How is dunning for live streaming platforms different from standard video-on-demand services?

The core difference is time-sensitivity. VOD subscribers can access content whenever they want, so a failed payment recovered within a week doesn't meaningfully degrade the experience. Live streaming subscribers lose access to specific moments — events, streams, and performances that happen at a fixed time and don't repeat. This makes retry timing, pre-dunning, and notification urgency far more critical for live platforms than for traditional on-demand services.

What retry timing works best for live streaming subscribers with an upcoming event?

If a payment fails and the subscriber has a live event within 48 hours, your first retry should fire within 2-4 hours of the failed charge rather than waiting the standard 24-72 hours. If the event is within 12 hours, pair the retry with an immediate push notification or SMS. Avoid firing charge notifications or in-app payment alerts in the 30-60 minutes immediately before event start — the friction at that moment creates a negative experience even if the payment ultimately recovers.

Should live streaming platforms offer any grace period access during a payment failure?

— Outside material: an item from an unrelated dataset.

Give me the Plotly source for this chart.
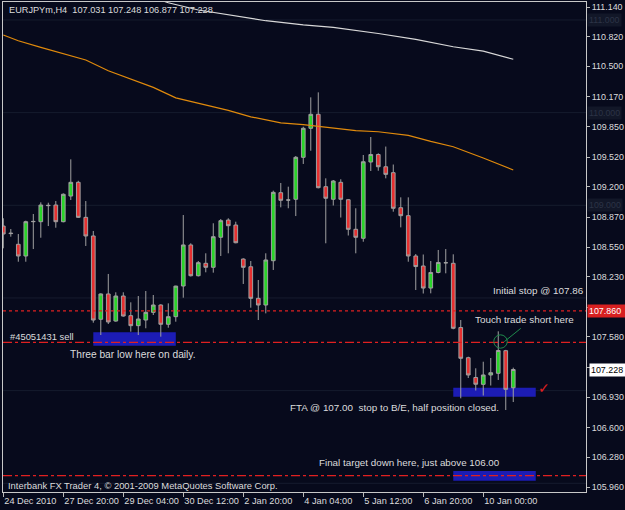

Selective grace periods can protect subscriber satisfaction, but they should be event-scoped, not open-ended. Allowing a subscriber to access one live event while their payment is in a failed state — with a clear in-app prompt to update payment — is a defensible approach used by several creator platforms. Unlimited grace access erodes recovery urgency. The framework to use: one event access, immediate payment prompt on exit, hard block after 48 hours if no update.

How do you handle dunning for pay-per-view events versus recurring subscriptions?

Pay-per-view failures require a compressed recovery window — often under 2 hours — because the entire purchase intent is tied to a single event. For PPV, skip the standard multi-day retry sequence and front-load all retry attempts and communications within the first hour of failure. Offer an alternative payment method immediately. For recurring subscriptions, the standard 5-step system above applies, with event-proximity escalation as outlined in Step 3.